Autocracia y “militaridad”
La
“militaridad” (barbarismo del que nos excusamos ex-ante) tiene como piso
filosófico la cultura de la violencia para dirimir de las desigualdades de
opinión. Allí no hay cabida para el diálogo ni la participación igualitaria de
sus miembros. No sólo que no hay tal posibilidad: es inconcebible que pudieran
existir esas virtudes ciudadanas porque la naturaleza intrínseca de la
“militaridad” requiere de una estructura fundamentada en tres principios
básicos: La verticalidad de la relación entre sus miembros como forma de organización,
la obediencia a la jerarquía como modelo de acción y el uso de la fuerza para
zanjar las discrepancias como instrumento de ejecución. Tales principios
orientan el accionar de la militaridad hacia el ejercicio de la autocracia, que
es una forma de gobierno en la cual la voluntad de uno es la ley para los otros
que jerárquicamente están por debajo de aquél.
Salvo
honrosas excepciones históricas, el militar está exclusivamente entrenado para
la obediencia debida (no para el debate civilizado), para la ejecución de
misiones específicas (no para la organización de proyectos) para el uso del
armamento letal como instrumento de implantación de la voluntad (no para el
diálogo constructivo).
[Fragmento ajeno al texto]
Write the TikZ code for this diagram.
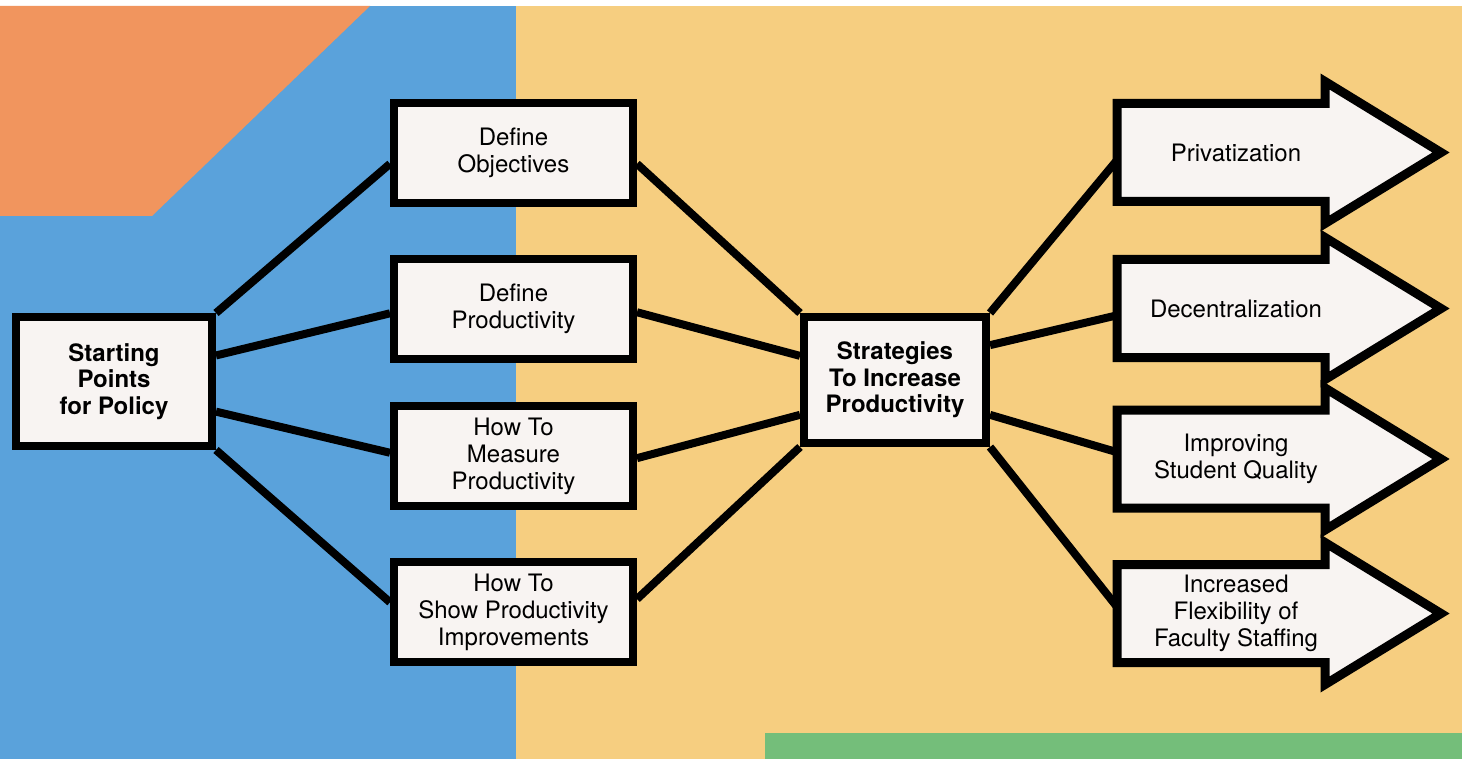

Tal entrenamiento desmonta los principios y los valores
de la civilidad, y en su lugar coloca a la obediencia jerárquica y a la
ejecución de la fuerza como valor y atributo de su condición. En estas
circunstancias, el militar deja de ser ciudadano (en la concepción grecolatina
del término) para trashumarse en ejecutor de órdenes, quedándole como borroso
resquicio de aquella civilidad el porte nominal de un documento de identidad
que lo vincula con el país-nación al que pertenece la Fuerza Armada en la que
ejerce su rol de soldado en cualquiera de sus jerarquías.
Por
estas consideraciones conceptuales es que esta forma de gobierno que tenemos en
Venezuela nada tiene que ver con los conceptos de democracia de Platón (“el
gobierno de la multitud”) o el de Aristóteles (“el gobierno de los más”) porque
se trata de un gobierno autocrático y militarista, que a partir de uno de los
muchos ejercicios de la democracia –la participación de los ciudadanos en una
elección- secuestró para sí el ejercicio
de los demás poderes republicanos y subsumió sus acciones a la voluntad de un
autócrata con profunda raigambre militar y de vocación totalitaria. El venidero
7 de octubre Venezuela tiene la oportunidad de reencontrarse con su civilidad
al decidir su futuro entre dos modelos: El de la civilidad activa y
participativa, representado en el candidato único de las oposiciones
democráticas, y el de la militaridad mandona y recalcitrante, que está
vívidamente expresada en la propuesta continuista de un teniente coronel.